*Description of the task:*
Reproduce the material in full, exactly as written.

* BEGIN Given information *

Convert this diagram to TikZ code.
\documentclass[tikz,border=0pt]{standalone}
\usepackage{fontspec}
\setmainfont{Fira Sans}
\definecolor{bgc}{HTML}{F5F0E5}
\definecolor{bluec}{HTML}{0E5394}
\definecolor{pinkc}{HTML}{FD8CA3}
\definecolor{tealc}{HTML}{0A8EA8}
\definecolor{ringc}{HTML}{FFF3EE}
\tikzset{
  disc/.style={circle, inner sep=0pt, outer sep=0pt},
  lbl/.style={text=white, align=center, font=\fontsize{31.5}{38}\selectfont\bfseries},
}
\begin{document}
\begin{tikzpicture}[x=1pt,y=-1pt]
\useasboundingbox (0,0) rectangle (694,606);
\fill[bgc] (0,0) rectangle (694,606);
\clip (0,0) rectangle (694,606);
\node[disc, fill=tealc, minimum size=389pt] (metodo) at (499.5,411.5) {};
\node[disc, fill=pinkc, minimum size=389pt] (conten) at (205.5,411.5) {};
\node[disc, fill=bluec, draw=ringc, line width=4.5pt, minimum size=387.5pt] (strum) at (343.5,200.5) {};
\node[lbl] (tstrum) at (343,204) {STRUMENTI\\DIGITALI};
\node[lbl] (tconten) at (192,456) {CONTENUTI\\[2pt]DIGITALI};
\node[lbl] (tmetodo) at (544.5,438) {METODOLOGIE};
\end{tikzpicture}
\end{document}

* END Given information *

*Task output:*
Convert this diagram to TikZ code.
\documentclass[tikz,border=0pt]{standalone}
\usepackage{fontspec}
\setmainfont{Fira Sans}
\definecolor{bgc}{HTML}{F5F0E5}
\definecolor{bluec}{HTML}{0E5394}
\definecolor{pinkc}{HTML}{FD8CA3}
\definecolor{tealc}{HTML}{0A8EA8}
\definecolor{ringc}{HTML}{FFF3EE}
\tikzset{
  disc/.style={circle, inner sep=0pt, outer sep=0pt},
  lbl/.style={text=white, align=center, font=\fontsize{31.5}{38}\selectfont\bfseries},
}
\begin{document}
\begin{tikzpicture}[x=1pt,y=-1pt]
\useasboundingbox (0,0) rectangle (694,606);
\fill[bgc] (0,0) rectangle (694,606);
\clip (0,0) rectangle (694,606);
\node[disc, fill=tealc, minimum size=389pt] (metodo) at (499.5,411.5) {};
\node[disc, fill=pinkc, minimum size=389pt] (conten) at (205.5,411.5) {};
\node[disc, fill=bluec, draw=ringc, line width=4.5pt, minimum size=387.5pt] (strum) at (343.5,200.5) {};
\node[lbl] (tstrum) at (343,204) {STRUMENTI\\DIGITALI};
\node[lbl] (tconten) at (192,456) {CONTENUTI\\[2pt]DIGITALI};
\node[lbl] (tmetodo) at (544.5,438) {METODOLOGIE};
\end{tikzpicture}
\end{document}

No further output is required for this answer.